Extract each line holding the word "that" from the entries.

-- start --

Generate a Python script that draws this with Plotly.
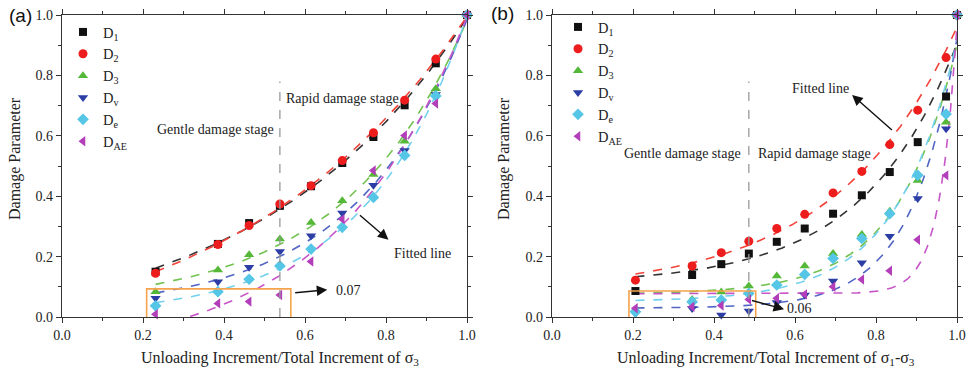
import numpy as np
import plotly.graph_objects as go

# ---------------- data: panel (a) ----------------
x_a = [0.231, 0.385, 0.462, 0.538, 0.615, 0.692, 0.769, 0.846, 0.923, 1.0]
a_D1 = [0.150, 0.242, 0.311, 0.368, 0.433, 0.510, 0.596, 0.701, 0.840, 1.0]
a_D2 = [0.145, 0.240, 0.303, 0.374, 0.435, 0.518, 0.610, 0.718, 0.854, 1.0]
a_D3 = [0.084, 0.156, 0.206, 0.258, 0.313, 0.385, 0.472, 0.582, 0.756, 1.0]
a_Dv = [0.062, 0.117, 0.165, 0.217, 0.269, 0.344, 0.436, 0.551, 0.737, 1.0]
a_De = [0.037, 0.084, 0.125, 0.169, 0.225, 0.297, 0.396, 0.535, 0.732, 1.0]
a_DAE = [0.009, 0.045, 0.051, 0.073, 0.184, 0.324, 0.485, 0.601, 0.707, 1.0]

# ---------------- data: panel (b) ----------------
x_b = [0.206, 0.346, 0.418, 0.486, 0.555, 0.624, 0.694, 0.765, 0.834, 0.903, 0.973, 1.0]
b_D1 = [0.086, 0.139, 0.175, 0.210, 0.249, 0.293, 0.342, 0.403, 0.480, 0.579, 0.730, 1.0]
b_D2 = [0.122, 0.169, 0.213, 0.251, 0.293, 0.340, 0.411, 0.482, 0.571, 0.685, 0.859, 1.0]
b_D3 = [0.025, 0.058, 0.083, 0.103, 0.136, 0.169, 0.210, 0.273, 0.350, 0.452, 0.645, 1.0]
b_Dv = [0.012, 0.028, 0.007, 0.020, 0.048, 0.073, 0.119, 0.180, 0.267, 0.392, 0.623, 1.0]
b_De = [0.017, 0.050, 0.056, 0.078, 0.106, 0.141, 0.194, 0.260, 0.342, 0.469, 0.672, 1.0]
b_DAE = [0.029, 0.034, 0.038, 0.058, 0.062, 0.075, 0.100, 0.124, 0.153, 0.256, 0.469, 1.0]

series_names = ["D<sub>1</sub>", "D<sub>2</sub>", "D<sub>3</sub>",
                "D<sub>v</sub>", "D<sub>e</sub>", "D<sub>AE</sub>"]
tick_vals = [0.0, 0.2, 0.4, 0.6, 0.8, 1.0]
tick_text = ["0.0", "0.2", "0.4", "0.6", "0.8", "1.0"]

# ---------------- styles ----------------
marker_colors = ["#111111", "#ee1d1d", "#55b838", "#2c3ea6", "#55c6e6", "#b23fb9"]
line_colors = ["#333333", "#f2433a", "#72c24f", "#5064c4", "#72d0ee", "#c755c8"]
symbols = ["square", "circle", "triangle-up", "triangle-down", "diamond", "triangle-left"]
sizes = [8, 9, 9, 9, 9, 9]
SERIF = "Liberation Serif"
ORANGE = "#f5a34c"


def fit_curve(x, y, xs):
    """Least-squares fit of y = a + b*exp(c*(x-1)) (grid search on c)."""
    x = np.asarray(x, float)
    y = np.asarray(y, float)
    best = None
    for c in np.linspace(0.2, 90, 1800):
        A = np.column_stack([np.ones_like(x), np.exp(c * (x - 1))])
        coef = np.linalg.lstsq(A, y, rcond=None)[0]
        r = np.sum((A @ coef - y) ** 2)
        if best is None or r < best[0]:
            best = (r, c, coef)
    _, c, coef = best
    return coef[0] + coef[1] * np.exp(c * (xs - 1))


fig = go.Figure()

panels = [
    ("x", "y", "legend", x_a, [a_D1, a_D2, a_D3, a_Dv, a_De, a_DAE]),
    ("x2", "y2", "legend2", x_b, [b_D1, b_D2, b_D3, b_Dv, b_De, b_DAE]),
]

for xa, ya, leg, xv, ys in panels:
    xs = np.linspace(xv[0], 1.0, 300)
    for i, yv in enumerate(ys):
        fig.add_trace(go.Scatter(
            x=xs, y=fit_curve(xv, yv, xs), mode="lines",
            line=dict(color=line_colors[i], width=1.6, dash="dash"),
            xaxis=xa, yaxis=ya, showlegend=False, hoverinfo="skip"))
    for i, yv in enumerate(ys):
        fig.add_trace(go.Scatter(
            x=xv, y=yv, mode="markers", name=series_names[i],
            marker=dict(symbol=symbols[i], size=sizes[i], color=marker_colors[i],
                        line=dict(width=0)),
            xaxis=xa, yaxis=ya, legend=leg, cliponaxis=False))

axis_common = dict(
    range=[0, 1.0], showgrid=False, zeroline=False, showline=True, mirror="ticks",
    linecolor="#333333", linewidth=1.3, ticks="outside", ticklen=5, tickwidth=1.2,
    tickcolor="#333333", tickvals=tick_vals, ticktext=tick_text, automargin=False,
    tickfont=dict(family=SERIF, size=14, color="#222222"),
    minor=dict(dtick=0.1, tick0=0, ticks="outside", ticklen=3, tickwidth=1.2,
               tickcolor="#333333"),
)

ydom = [54 / 371, 356 / 371]
legfont = dict(family=SERIF, size=14.5, color="#222")
fig.update_layout(
    width=968, height=371, margin=dict(l=0, r=0, t=0, b=0, autoexpand=False),
    paper_bgcolor="white", plot_bgcolor="white",
    xaxis=dict(domain=[62 / 968, 467 / 968], anchor="y", **axis_common),
    yaxis=dict(domain=ydom, anchor="x", **axis_common),
    xaxis2=dict(domain=[552 / 968, 957 / 968], anchor="y2", **axis_common),
    yaxis2=dict(domain=ydom, anchor="x2", **axis_common),
    legend=dict(x=63 / 968, y=1 - 16 / 371, xanchor="left", yanchor="top",
                bgcolor="rgba(0,0,0,0)", font=legfont, itemwidth=30, tracegroupgap=0),
    legend2=dict(x=558 / 968, y=1 - 11 / 371, xanchor="left", yanchor="top",
                 bgcolor="rgba(0,0,0,0)", font=legfont, itemwidth=30, tracegroupgap=0),
    showlegend=True,
)

# stage boundaries and highlight boxes
for xr, yr, xb, box in [("x", "y", x_a[3], (0.209, 0.565, -0.01, 0.093)),
                        ("x2", "y2", x_b[3], (0.19, 0.503, -0.008, 0.086))]:
    fig.add_shape(type="line", xref=xr, yref=yr, x0=xb, x1=xb, y0=0, y1=0.78,
                  line=dict(color="#999999", width=1.3, dash="dash"))
    fig.add_shape(type="rect", xref=xr, yref=yr, x0=box[0], x1=box[1], y0=box[2], y1=box[3],
                  line=dict(color=ORANGE, width=1.6))

txt = dict(family=SERIF, size=14, color="#222222")
ann = [
    # panel (a)
    dict(xref="x", yref="y", x=0.38, y=0.621, text="Gentle damage stage"),
    dict(xref="x", yref="y", x=0.692, y=0.724, text="Rapid damage stage"),
    dict(xref="x", yref="y", x=0.89, y=0.21, text="Fitted line"),
    dict(xref="x", yref="y", x=0.707, y=0.087, text="0.07"),
    # panel (b)
    dict(xref="x2", yref="y2", x=0.323, y=0.543, text="Gentle damage stage"),
    dict(xref="x2", yref="y2", x=0.647, y=0.543, text="Rapid damage stage"),
    dict(xref="x2", yref="y2", x=0.663, y=0.755, text="Fitted line"),
    dict(xref="x2", yref="y2", x=0.61, y=0.029, text="0.06"),
]
for a in ann:
    fig.add_annotation(showarrow=False, font=txt, xanchor="center", yanchor="middle", **a)

arrows = [
    ("x", "y", 0.806, 0.256, 0.732, 0.341),
    ("x", "y", 0.655, 0.090, 0.572, 0.080),
    ("x2", "y2", 0.741, 0.735, 0.843, 0.615),
    ("x2", "y2", 0.573, 0.026, 0.49, 0.056),
]
for xr, yr, hx, hy, tx, ty in arrows:
    fig.add_annotation(xref=xr, yref=yr, axref=xr, ayref=yr, x=hx, y=hy, ax=tx, ay=ty,
                       text="", showarrow=True, arrowhead=2, arrowsize=1.5,
                       arrowwidth=1.4, arrowcolor="#111111")

# axis titles
ttl = dict(family=SERIF, size=16, color="#222222")
common = dict(xref="paper", yref="paper", showarrow=False, xanchor="center", yanchor="middle")
fig.add_annotation(x=280 / 968, y=1 - 358 / 371,
                   text="Unloading Increment/Total Increment of σ<sub>3</sub>",
                   font=ttl, **common)
fig.add_annotation(x=766 / 968, y=1 - 358 / 371,
                   text="Unloading Increment/Total Increment of σ<sub>1</sub>-σ<sub>3</sub>",
                   font=ttl, **common)
fig.add_annotation(x=15 / 968, y=1 - 159 / 371, text="Damage Parameter",
                   textangle=-90, font=ttl, **common)
fig.add_annotation(x=504 / 968, y=1 - 159 / 371, text="Damage Parameter",
                   textangle=-90, font=ttl, **common)

# panel labels
lab = dict(family="Liberation Sans", size=19, color="#111111")
fig.add_annotation(x=20 / 968, y=1 - 16 / 371, text="(a)", font=lab, **common)
fig.add_annotation(x=502 / 968, y=1 - 14 / 371, text="(b)", font=lab, **common)

page_fix = "document.body.style.margin='0'; document.body.style.overflow='hidden';"
fig.write_html("out.html", post_script=page_fix, config={"displayModeBar": False})
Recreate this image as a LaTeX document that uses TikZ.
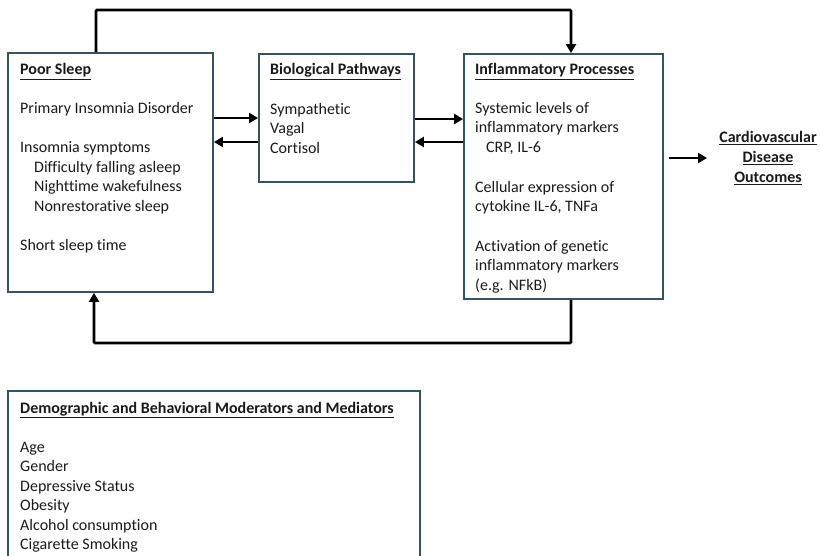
\documentclass[tikz,border=0pt]{standalone}
\usepackage{fontspec}
\setmainfont{Carlito}[Ligatures=NoCommon]
\usetikzlibrary{arrows.meta,positioning}
\newcommand{\myul}[1]{\underline{\textbf{#1}}}
\begin{document}
\begin{tikzpicture}[x=1pt,y=-1pt,
  box/.style={draw=boxcol,line width=1.8pt,minimum width=#1,inner sep=0pt},
  txt/.style={anchor=base west,inner sep=0pt,font=\fontsize{16}{19.5}\selectfont,text=textcol},
  arr/.style={line width=2.6pt,-{Triangle[length=9pt,width=10pt]}}]
\definecolor{boxcol}{HTML}{34545E}
\definecolor{textcol}{HTML}{1A1A1A}
\useasboundingbox (0,0) rectangle (820,556);
% boxes
\node[box=205pt,minimum height=239pt] (ps) at (110.5,172.5) {};
\node[box=155pt,minimum height=128pt] (bp) at (336.5,118) {};
\node[box=199pt,minimum height=245pt] (ip) at (563.5,176.5) {};
\begin{scope}
\clip (0,0) rectangle (820,556);
\node[box=412pt,minimum height=190pt] (dm) at (214,486) {};
\end{scope}
% Poor sleep text
\node[txt] (ps1) at (20,75) {\myul{Poor Sleep}};
\node[txt] (ps2) at (20,114) {Primary Insomnia Disorder};
\node[txt] (ps3) at (20,153) {Insomnia symptoms};
\node[txt] (ps4) at (34,173) {Difficulty falling asleep};
\node[txt] (ps5) at (34,192) {Nighttime wakefulness};
\node[txt] (ps6) at (34,212) {Nonrestorative sleep};
\node[txt] (ps7) at (20,251) {Short sleep time};
% Biological
\node[txt] (bp1) at (270,75) {\myul{Biological Pathways}};
\node[txt] (bp2) at (270,115) {Sympathetic};
\node[txt] (bp3) at (270,134) {Vagal};
\node[txt] (bp4) at (270,154) {Cortisol};
% Inflammatory
\node[txt] (ip1) at (475,75) {\myul{Inflammatory Processes}};
\node[txt] (ip2) at (475,114) {Systemic levels of};
\node[txt] (ip3) at (475,133) {inflammatory markers};
\node[txt] (ip4) at (486,153) {CRP, IL-6};
\node[txt] (ip5) at (475,193) {Cellular expression of};
\node[txt] (ip6) at (475,212) {cytokine IL-6, TNFa};
\node[txt] (ip7) at (475,252) {Activation of genetic};
\node[txt] (ip8) at (475,271) {inflammatory markers};
\node[txt] (ip9) at (475,291) {(e.g. NFkB)};
% Cardio
\node[inner sep=0pt,align=center,font=\fontsize{16}{20}\selectfont\bfseries,text=textcol] (cv) at (768,158)
  {\underline{Cardiovascular}\\\underline{Disease}\\\underline{Outcomes}};
% Demographic text
\node[txt] (dm1) at (20,413) {\myul{Demographic and Behavioral Moderators and Mediators}};
\node[txt] (dm2) at (20,452) {Age};
\node[txt] (dm3) at (20,471) {Gender};
\node[txt] (dm4) at (20,491) {Depressive Status};
\node[txt] (dm5) at (20,510) {Obesity};
\node[txt] (dm6) at (20,530) {Alcohol consumption};
\node[txt] (dm7) at (20,549) {Cigarette Smoking};
% arrows between boxes
\draw[arr] (ps.east |- 0,118) -- (bp.west |- 0,118);
\draw[arr] (bp.west |- 0,142) -- (ps.east |- 0,142);
\draw[arr] (bp.east |- 0,119) -- (ip.west |- 0,119);
\draw[arr] (ip.west |- 0,142) -- (bp.east |- 0,142);
\coordinate (c1) at (669,158);
\coordinate (c2) at (707,158);
\draw[arr] (c1) -- (c2);
% loops
\draw[arr,rounded corners=1pt] (ps.north -| 96,0) -- (96,10) -- (571,10) -- (ip.north -| 571,0);
\draw[arr,rounded corners=1pt] (ip.south -| 571,0) -- (571,343) -- (94,343) -- (ps.south -| 94,0);
\end{tikzpicture}
\end{document}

-- end --

* **Written reply**
Generate a Python script that draws this with Plotly.
Recreate this image as a LaTeX document that uses TikZ.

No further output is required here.